Update comment, revert unintended change

ioeric added a comment.Oct 4 2018, 3:02 AM

Generate more short-query trigrams, e.g. "AbcDefGhi" now yields "d" and "ag".

I am concerned about the impact on the size of posting lists (we can measure) and retrieval quality by adding more incomplete trigrams.

This is effectively required by LSP, having "ag" not match but "agh" match will lead to glitches due to client-side filtering.

It seems hard to make index behave the same as LSP clients, considering all the ranking signals we have; there can be other reasons that cause having "ag" not match but "agh" match. And it seems reasonable to assume that you would get better symbols as you type more characters (i.e. stronger relevance signal).

Drop leading-punctuation short-query trigrams. Nice idea, but current implementation is broken (competes with non-punctuation short query trigrams).

Could you elaborate how this is broken? We should probably fix it instead of removing it. __ not matching __some_macro sounds like a regression.

unittests/clangd/DexTests.cpp
399

nit: remove?

sammccall marked an inline comment as done.Oct 4 2018, 4:16 AM

TL;DR: i'm no longer convinced of my conclusions for short-query, look at the proposal below.

Generate more short-query trigrams, e.g. "AbcDefGhi" now yields "d" and "ag".

I am concerned about the impact on the size of posting lists (we can measure) and retrieval quality by adding more incomplete trigrams.

There is indeed an impact here. Before: 22309480, After: 22531144.
About 1/3 of this is posting lists, so 1% to overall, 3% on posting lists.
I haven't measured quality (don't have a good way to do that for dex currently). It's true that the new results we're admitting are probably worse as they don't start with the right letter.

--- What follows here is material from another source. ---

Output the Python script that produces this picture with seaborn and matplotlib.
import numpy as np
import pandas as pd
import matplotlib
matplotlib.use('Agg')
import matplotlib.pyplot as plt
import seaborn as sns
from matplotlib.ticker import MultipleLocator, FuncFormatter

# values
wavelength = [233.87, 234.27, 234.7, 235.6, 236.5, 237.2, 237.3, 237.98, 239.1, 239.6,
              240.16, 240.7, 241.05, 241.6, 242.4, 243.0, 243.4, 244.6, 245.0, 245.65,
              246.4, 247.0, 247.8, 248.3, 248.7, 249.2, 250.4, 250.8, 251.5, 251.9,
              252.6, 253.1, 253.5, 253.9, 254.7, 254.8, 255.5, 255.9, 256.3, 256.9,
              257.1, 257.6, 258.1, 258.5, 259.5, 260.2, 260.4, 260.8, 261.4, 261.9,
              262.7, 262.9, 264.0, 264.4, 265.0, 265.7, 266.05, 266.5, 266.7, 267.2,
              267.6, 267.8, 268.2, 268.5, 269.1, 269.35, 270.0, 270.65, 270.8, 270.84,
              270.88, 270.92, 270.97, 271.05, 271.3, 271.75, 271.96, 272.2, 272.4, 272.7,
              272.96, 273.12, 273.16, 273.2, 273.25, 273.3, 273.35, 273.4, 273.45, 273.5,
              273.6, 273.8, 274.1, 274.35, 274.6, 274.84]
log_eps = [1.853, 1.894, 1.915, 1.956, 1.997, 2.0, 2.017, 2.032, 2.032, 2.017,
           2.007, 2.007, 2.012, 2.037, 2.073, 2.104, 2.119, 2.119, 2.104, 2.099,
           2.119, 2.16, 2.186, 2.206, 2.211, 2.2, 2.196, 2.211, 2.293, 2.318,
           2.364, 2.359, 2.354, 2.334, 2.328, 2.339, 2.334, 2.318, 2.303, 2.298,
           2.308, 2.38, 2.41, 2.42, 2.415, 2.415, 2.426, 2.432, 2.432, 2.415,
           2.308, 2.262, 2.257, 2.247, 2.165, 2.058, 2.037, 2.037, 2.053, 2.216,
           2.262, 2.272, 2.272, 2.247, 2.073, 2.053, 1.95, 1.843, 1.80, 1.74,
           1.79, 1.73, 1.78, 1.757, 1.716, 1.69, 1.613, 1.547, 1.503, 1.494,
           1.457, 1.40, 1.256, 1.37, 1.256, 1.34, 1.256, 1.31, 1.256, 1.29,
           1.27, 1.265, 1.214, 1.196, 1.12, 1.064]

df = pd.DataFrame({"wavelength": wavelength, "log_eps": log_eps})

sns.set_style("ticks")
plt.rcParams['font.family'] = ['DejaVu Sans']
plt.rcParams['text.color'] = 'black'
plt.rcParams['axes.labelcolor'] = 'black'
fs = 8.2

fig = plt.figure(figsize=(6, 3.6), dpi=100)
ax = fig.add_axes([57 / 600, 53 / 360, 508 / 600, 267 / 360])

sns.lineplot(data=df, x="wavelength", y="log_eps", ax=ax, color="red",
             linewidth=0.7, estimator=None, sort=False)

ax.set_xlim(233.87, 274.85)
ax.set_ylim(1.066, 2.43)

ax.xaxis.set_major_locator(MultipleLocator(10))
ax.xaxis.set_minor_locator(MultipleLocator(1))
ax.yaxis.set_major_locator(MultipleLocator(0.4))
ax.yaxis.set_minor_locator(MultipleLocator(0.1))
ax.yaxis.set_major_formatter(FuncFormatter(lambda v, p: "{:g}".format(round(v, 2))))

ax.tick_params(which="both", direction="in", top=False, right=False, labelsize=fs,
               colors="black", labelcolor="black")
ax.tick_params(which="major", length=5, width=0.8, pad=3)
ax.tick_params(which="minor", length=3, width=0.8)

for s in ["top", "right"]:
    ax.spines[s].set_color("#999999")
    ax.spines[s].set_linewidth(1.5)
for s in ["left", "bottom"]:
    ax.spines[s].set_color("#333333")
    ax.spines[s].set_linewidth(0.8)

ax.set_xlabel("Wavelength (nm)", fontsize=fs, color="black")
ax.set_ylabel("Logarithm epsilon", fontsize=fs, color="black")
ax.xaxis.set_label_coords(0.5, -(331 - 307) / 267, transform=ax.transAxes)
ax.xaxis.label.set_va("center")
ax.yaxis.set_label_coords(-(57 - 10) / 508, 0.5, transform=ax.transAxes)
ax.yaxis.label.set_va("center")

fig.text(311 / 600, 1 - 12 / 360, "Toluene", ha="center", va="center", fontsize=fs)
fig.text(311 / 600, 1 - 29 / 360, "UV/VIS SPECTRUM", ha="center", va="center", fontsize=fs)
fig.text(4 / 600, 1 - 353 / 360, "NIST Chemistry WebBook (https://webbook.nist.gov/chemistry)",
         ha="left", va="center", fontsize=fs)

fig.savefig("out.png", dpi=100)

This is effectively required by LSP, having "ag" not match but "agh" match will lead to glitches due to client-side filtering.

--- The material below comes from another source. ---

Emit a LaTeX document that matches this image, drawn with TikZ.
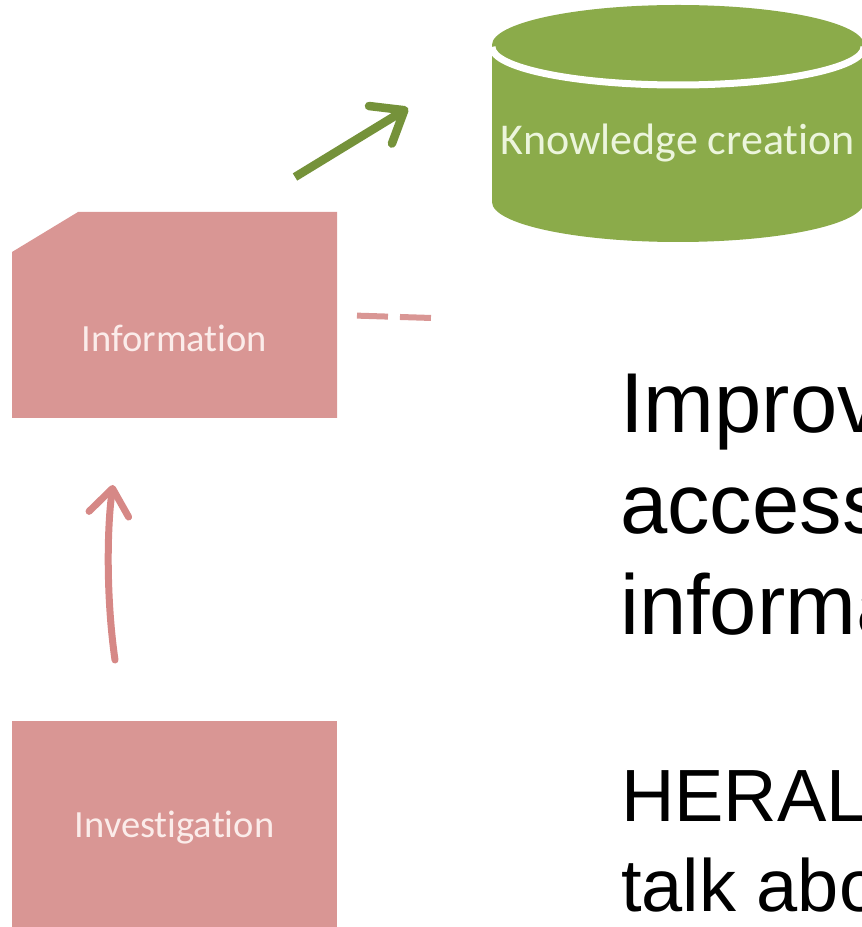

It seems hard to make index behave the same as LSP clients, considering all the ranking signals we have; there can be other reasons that cause having "ag" not match but "agh" match.

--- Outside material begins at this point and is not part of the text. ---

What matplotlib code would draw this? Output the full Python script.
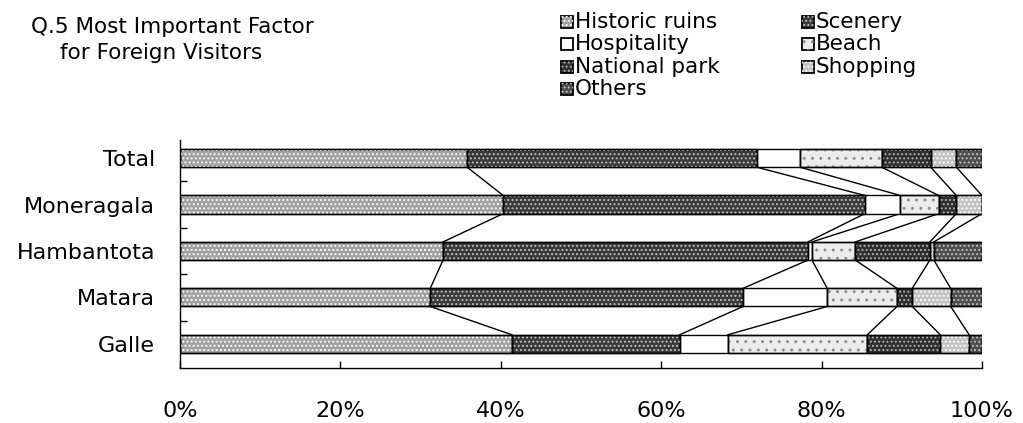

No, there's only one such reason: we truncated the result list (the symbol matched, but it wasn't one of the best N).
This reason is accounted for by LSP: client-side filtering only occurs when there was no truncation.

And it seems reasonable to assume that you would get better symbols as you type more characters (i.e. stronger relevance signal).

The problem is LSP clients are free to assume that the result list is complete (unless marked as incomplete) and therefore will never retrieve the better symbols.

Drop leading-punctuation short-query trigrams. Nice idea, but current implementation is broken (competes with non-punctuation short query trigrams).

Could you elaborate how this is broken? We should probably fix it instead of removing it. __ not matching __some_macro sounds like a regression.

fuzzyFind considers _ptr to match unique_ptr, so it needs to consider _ to match it too.

We will still match __some_macro, but the posting lists will match ~everything and then postfilter. It may make sense to do optimizations or tweak overall trigram generation for this case, but the way it's currently done seems unprincipled and a little broken.


OK, so after some thought on the tradeoffs here, what about this alternative design:

  • for query length <3, we support really restrictive matches: exact prefix, or first char + next head char. We
  • we get around the LSP restrictions by always marking such result sets as incomplete
sammccall updated this revision to Diff 168280.Oct 4 2018, 6:04 AM

Use similar but better-defined rules for short trigram matches.
Modify Dex to account for the matches not being exhaustive.

Unfortunately the test needs D52796, which depends on this patch.

ioeric accepted this revision.Oct 4 2018, 6:54 AM

The problem is LSP clients are free to assume that the result list is complete (unless marked as incomplete) and therefore will never retrieve the better symbols.

Good point. Thanks for the explanation!

clangd/index/dex/Dex.cpp
222

should this still be a vlog?

clangd/index/dex/Trigram.h
47

is b still generated?

This revision is now accepted and ready to land.Oct 4 2018, 6:54 AM
This revision was automatically updated to reflect the committed changes.
sammccall marked 2 inline comments as done.